If it is hard to grasp the scale of devastation in rebel-held Aleppo this week, given the past four years of bitter warfare in Syria’s largest city, consider this detail from Liz Sly and Louisa Loveluck’s reporting in The Washington Post. With no electricity, “families huddle together in the dark” at night, when the bombings are the worst, “gathered in one room so that they don’t die alone, listening to the roar of the jets and waiting for the bombs to fall.” Taking shelter on the lower floors of apartment buildings, “entire families sleep in one room, because they prefer to die together than to create orphans, widows or bereaved parents.”
Since the collapse last week of a flawed and short-lived cease-fire that was brokered by the United States and Russia, the forces of Syrian President Bashar al-Assad, backed by Russian jets, have attempted to retake the rebel-controlled eastern neighborhoods of Aleppo with unusually brutal force, even for this war.

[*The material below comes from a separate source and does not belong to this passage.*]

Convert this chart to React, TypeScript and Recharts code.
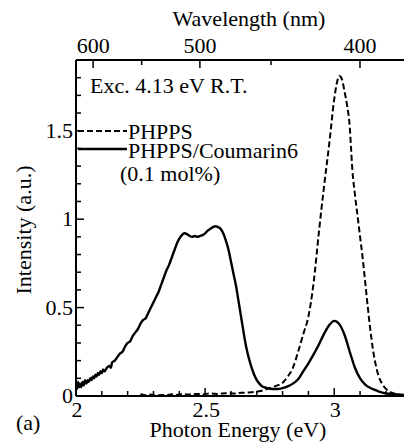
import React from "react";
import { LineChart, Line, XAxis, YAxis } from "recharts";

// photon energy (eV) vs intensity (a.u.)
const phppsSpectrum: [number, number][] = [
  [2.25, 0.012], [2.27, 0.004], [2.29, 0.008], [2.31, 0.002], [2.33, 0.006], [2.35, 0.004],
  [2.37, 0.01], [2.39, 0.006], [2.41, 0.012], [2.43, 0.008], [2.46, 0.012], [2.49, 0.01],
  [2.52, 0.014], [2.55, 0.012], [2.58, 0.016], [2.61, 0.014], [2.64, 0.018], [2.67, 0.02],
  [2.7, 0.025], [2.72, 0.03], [2.74, 0.04], [2.76, 0.05], [2.78, 0.06], [2.8, 0.075],
  [2.82, 0.11], [2.84, 0.16], [2.86, 0.25], [2.88, 0.35], [2.9, 0.45], [2.92, 0.64],
  [2.94, 0.92], [2.96, 1.18], [2.98, 1.42], [3.0, 1.68], [3.01, 1.77], [3.02, 1.81],
  [3.03, 1.79], [3.04, 1.72], [3.05, 1.64], [3.06, 1.52], [3.065, 1.4], [3.07, 1.28],
  [3.08, 1.14], [3.09, 1.02], [3.1, 0.9], [3.11, 0.78], [3.12, 0.64], [3.13, 0.5],
  [3.14, 0.37], [3.15, 0.26], [3.16, 0.18], [3.17, 0.12], [3.185, 0.07], [3.2, 0.04],
  [3.22, 0.02], [3.24, 0.01], [3.27, 0.005],
];

const coumarinSpectrum: [number, number][] = [
  [2.0, 0.07], [2.004, 0.04], [2.008, 0.08], [2.012, 0.05], [2.016, 0.07], [2.02, 0.05],
  [2.025, 0.08], [2.03, 0.06], [2.035, 0.09], [2.04, 0.07], [2.045, 0.09], [2.05, 0.08],
  [2.055, 0.1], [2.06, 0.09], [2.065, 0.11], [2.07, 0.1], [2.075, 0.12], [2.08, 0.11],
  [2.085, 0.13], [2.09, 0.12], [2.095, 0.14], [2.1, 0.13], [2.105, 0.15], [2.11, 0.14],
  [2.12, 0.16], [2.13, 0.17], [2.135, 0.16], [2.14, 0.19], [2.15, 0.2], [2.16, 0.22],
  [2.17, 0.24], [2.18, 0.25], [2.19, 0.28], [2.2, 0.3], [2.21, 0.31], [2.22, 0.34],
  [2.23, 0.36], [2.24, 0.38], [2.25, 0.41], [2.26, 0.43], [2.27, 0.44], [2.28, 0.47],
  [2.29, 0.5], [2.3, 0.53], [2.31, 0.56], [2.32, 0.59], [2.33, 0.63], [2.34, 0.67],
  [2.35, 0.71], [2.36, 0.74], [2.37, 0.78], [2.38, 0.82], [2.39, 0.86], [2.4, 0.89],
  [2.41, 0.91], [2.42, 0.92], [2.43, 0.915], [2.44, 0.905], [2.45, 0.9], [2.46, 0.905],
  [2.47, 0.9], [2.48, 0.905], [2.49, 0.91], [2.5, 0.92], [2.51, 0.935], [2.52, 0.945],
  [2.53, 0.955], [2.54, 0.96], [2.55, 0.955], [2.56, 0.945], [2.57, 0.92], [2.58, 0.88],
  [2.59, 0.83], [2.6, 0.76], [2.61, 0.69], [2.62, 0.62], [2.63, 0.53], [2.64, 0.44],
  [2.65, 0.35], [2.66, 0.27], [2.67, 0.21], [2.68, 0.16], [2.69, 0.12], [2.7, 0.09],
  [2.71, 0.07], [2.72, 0.055], [2.74, 0.045], [2.76, 0.04], [2.78, 0.04], [2.8, 0.045],
  [2.82, 0.055], [2.84, 0.07], [2.86, 0.095], [2.88, 0.14], [2.9, 0.185], [2.92, 0.235],
  [2.94, 0.29], [2.96, 0.35], [2.98, 0.4], [3.0, 0.425], [3.01, 0.42], [3.02, 0.405],
  [3.04, 0.345], [3.06, 0.25], [3.08, 0.16], [3.1, 0.1], [3.12, 0.065], [3.14, 0.045],
  [3.16, 0.033], [3.18, 0.022], [3.2, 0.015], [3.23, 0.01], [3.27, 0.006],
];

const energyTicks = [2, 2.1, 2.2, 2.3, 2.4, 2.5, 2.6, 2.7, 2.8, 2.9, 3, 3.1, 3.2];
const energyLabels = [2, 2.5, 3];
const wavelengthTicks = [600, 550, 500, 450, 400];
const wavelengthLabels = [600, 500, 400];
const intensityTicks = [0, 0.1, 0.2, 0.3, 0.4, 0.5, 0.6, 0.7, 0.8, 0.9, 1, 1.1, 1.2, 1.3, 1.4, 1.5, 1.6, 1.7, 1.8];
const intensityLabels = [0, 0.5, 1, 1.5];

const HC = 1239.84; // eV*nm
const E_DOMAIN = [2, 3.27];
const FONT = "'Liberation Serif', 'Times New Roman', serif";

const toRows = (s: [number, number][]) => s.map(([e, i]) => ({ e, i }));
const phppsData = toRows(phppsSpectrum);
const coumarinData = toRows(coumarinSpectrum);

const has = (list: number[], v: number) => list.some((l) => Math.abs(l - v) < 1e-6);

// ticks point inward, like the original plot
const BottomTick = ({ x, y, payload }: any) => {
  const major = has(energyLabels, payload.value);
  return (
    <g>
      <line x1={x} y1={y} x2={x} y2={y - (major ? 8 : 5)} stroke="#000" strokeWidth={1.5} />
      {major && (
        <text x={x + 1} y={y + 21} textAnchor="middle" fontSize={22} fontFamily={FONT} fill="#000">
          {String(payload.value)}
        </text>
      )}
    </g>
  );
};

const TopTick = ({ x, y, payload }: any) => {
  const nm = Math.round(HC / payload.value);
  const major = has(wavelengthLabels, nm);
  return (
    <g>
      <line x1={x} y1={y} x2={x} y2={y + (major ? 8 : 5)} stroke="#000" strokeWidth={1.5} />
      {major && (
        <text x={x} y={y - 7} textAnchor="middle" fontSize={22} fontFamily={FONT} fill="#000">
          {nm}
        </text>
      )}
    </g>
  );
};

const LeftTick = ({ x, y, payload }: any) => {
  const major = has(intensityLabels, payload.value);
  return (
    <g>
      <line x1={x} y1={y} x2={x + (major ? 8 : 5)} y2={y} stroke="#000" strokeWidth={1.5} />
      {major && (
        <text x={x - 3} y={y + 7} textAnchor="end" fontSize={22} fontFamily={FONT} fill="#000">
          {String(payload.value)}
        </text>
      )}
    </g>
  );
};

const axisLine = { stroke: "#000", strokeWidth: 2 };

export default function App() {
  return (
    <div style={{ position: "absolute", left: 0, top: 0, width: 404, height: 443, background: "#fff", overflow: "hidden" }}>
      <LineChart width={404} height={443} margin={{ top: 0, right: 0, bottom: 0, left: 0 }}>
        <XAxis
          xAxisId="bottom"
          orientation="bottom"
          type="number"
          dataKey="e"
          domain={E_DOMAIN}
          allowDataOverflow
          ticks={energyTicks}
          interval={0}
          tick={<BottomTick />}
          tickLine={false}
          tickSize={0}
          tickMargin={0}
          axisLine={axisLine}
          height={47}
        />
        {/* wavelength axis: same energy scale, ticks placed at hc/λ */}
        <XAxis
          xAxisId="top"
          orientation="top"
          type="number"
          dataKey="e"
          domain={E_DOMAIN}
          allowDataOverflow
          ticks={wavelengthTicks.map((nm) => HC / nm)}
          interval={0}
          tick={<TopTick />}
          tickLine={false}
          tickSize={0}
          tickMargin={0}
          axisLine={axisLine}
          height={60}
        />
        <YAxis
          yAxisId="i"
          type="number"
          domain={[0, 1.9]}
          allowDataOverflow
          ticks={intensityTicks}
          interval={0}
          tick={<LeftTick />}
          tickLine={false}
          tickSize={0}
          tickMargin={0}
          axisLine={axisLine}
          width={76}
        />
        <Line
          xAxisId="bottom"
          yAxisId="i"
          data={phppsData}
          dataKey="i"
          type="monotone"
          stroke="#000"
          strokeWidth={2}
          strokeDasharray="6 3"
          dot={false}
          isAnimationActive={false}
        />
        <Line
          xAxisId="top"
          yAxisId="i"
          data={coumarinData}
          dataKey="i"
          type="monotone"
          stroke="#000"
          strokeWidth={2.4}
          dot={false}
          isAnimationActive={false}
        />
      </LineChart>

      {/* titles, annotation and legend */}
      <svg width={404} height={443} style={{ position: "absolute", left: 0, top: 0, pointerEvents: "none" }}>
        <g fontFamily={FONT} fontSize={22} fill="#000">
          <text x={249} y={26} textAnchor="middle">Wavelength (nm)</text>
          <text x={238} y={437} textAnchor="middle">Photon Energy (eV)</text>
          <text x={16} y={430}>(a)</text>
          <text x={31} y={230} textAnchor="middle" transform="rotate(-90 31 230)">Intensity (a.u.)</text>
          <text x={90} y={93}>Exc. 4.13 eV R.T.</text>
          <text x={128} y={139}>PHPPS</text>
          <text x={128} y={158}>PHPPS/Coumarin6</text>
          <text x={120} y={181}>(0.1 mol%)</text>
        </g>
        <line x1={78} y1={131} x2={127} y2={131} stroke="#000" strokeWidth={2} strokeDasharray="6 3" />
        <line x1={78} y1={149} x2={127} y2={149} stroke="#000" strokeWidth={2.4} />
      </svg>
    </div>
  );
}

“Bombs are raining from Syria-led coalition planes and the whole of east Aleppo has become a giant kill box,” the operations director of Doctors Without Borders said Friday. Syrian and Russian forces have reportedly dropped huge bunker-buster bombs, along with white phosphorus and incendiary weapons. The volunteer rescuers, known as the White Helmets, who rush to save Syrians from the rubble of airstrikes and barrel bomb attacks, say that nearly 1,000 people have been killed in a little more than a week in Aleppo. The White Helmets have become targets themselves; in one night of airstrikes last week, three of their four operations centers were hit. “What’s happening now is annihilation in every sense of the word,” Ammar al-Selmo, the head of the White Helmets in Aleppo, told Reuters.